- movie poster
- Directed by: Mahesh Babu
- Screenplay by: Mahesh Babu
- Story by: Janardhana Maharshi
- Produced by: Aditya Babu
- Starring: Shiva Rajkumar Surveen Chawla Sonu
- Cinematography: Venus Moorthy
- Edited by: M Verman
- Music by: V. Harikrishna
- Production company: Adithya Arts MCL
- Release date: 5 December 2008;
- Country: India
- Language: Kannada

= Paramesha Panwala =

2008 film by Mahesh Babu

Paramesha Panwala is a 2008 Kannada-language film directed by Mahesh Babu, and produced by Aditya Babu, whilst the music was composed by V. Harikrishna. The film stars Shiva Rajkumar and Surveen Chawla in her debut as actress. It was released nationwide on 5 December 2008. The movie was criticized to be a hotchpotch of 2 Kannada films – Bombaat and Bindaas which were also penned by Janardhana Maharshi and themselves criticized to be based on Telugu movies.

== Synopsis ==
Paramesha dearly loves his sister and would turn the world upside down for her happiness. When a local gangster vows to kill his sister's husband, Paramesha is willing to stop him at all costs.

==Music==
The film has five songs composed by V. Harikrishna with the lyrics written by V. Nagendra Prasad and Kaviraj.

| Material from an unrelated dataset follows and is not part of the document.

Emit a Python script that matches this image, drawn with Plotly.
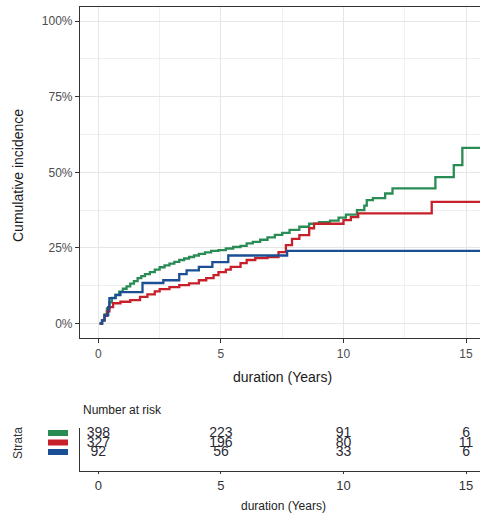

| No. | Title | Lyrics | Singer(s) | Length |
|---|---|---|---|---|
| 1. | "Dil Dhadak Dhadak" | V. Nagendra Prasad | Sonu Nigam, Anuradha Bhat | 5:14 |
| 2. | "Saavira Saavira Janma" | Kaviraj | Kunal Ganjawala, Shravya | 4:25 |
| 3. | "Sum Sumke" | V. Nagendra Prasad | S. P. Balasubrahmanyam, Shamita Malnad | 4:54 |
| 4. | "Madaraasu Aisa" | V. Nagendra Prasad | Shankar Mahadevan | 5:38 |
| 5. | "Tuntaraama Puttaraama" | V. Nagendra Prasad | Udit Narayan, K. S. Chithra | 4:42 |

==Reception==
This movie did not fare well at the box office.

=== Critical response ===
R. G. Vijayasarathy of Rediff.com scored the film at 2.5 out of 5 stars and wrote "Shivaraj Kumar is lively and dances very well in the film. But it is Rao and Sadhu who walk away with the honours. The film's other comedian Sharan has limited scope. Heroine Surveen Chawla looks good in dance sequences. Ashish Vidyarthi, as the villain, is monotonous. PP is sans logic but is still an enjoyable fare".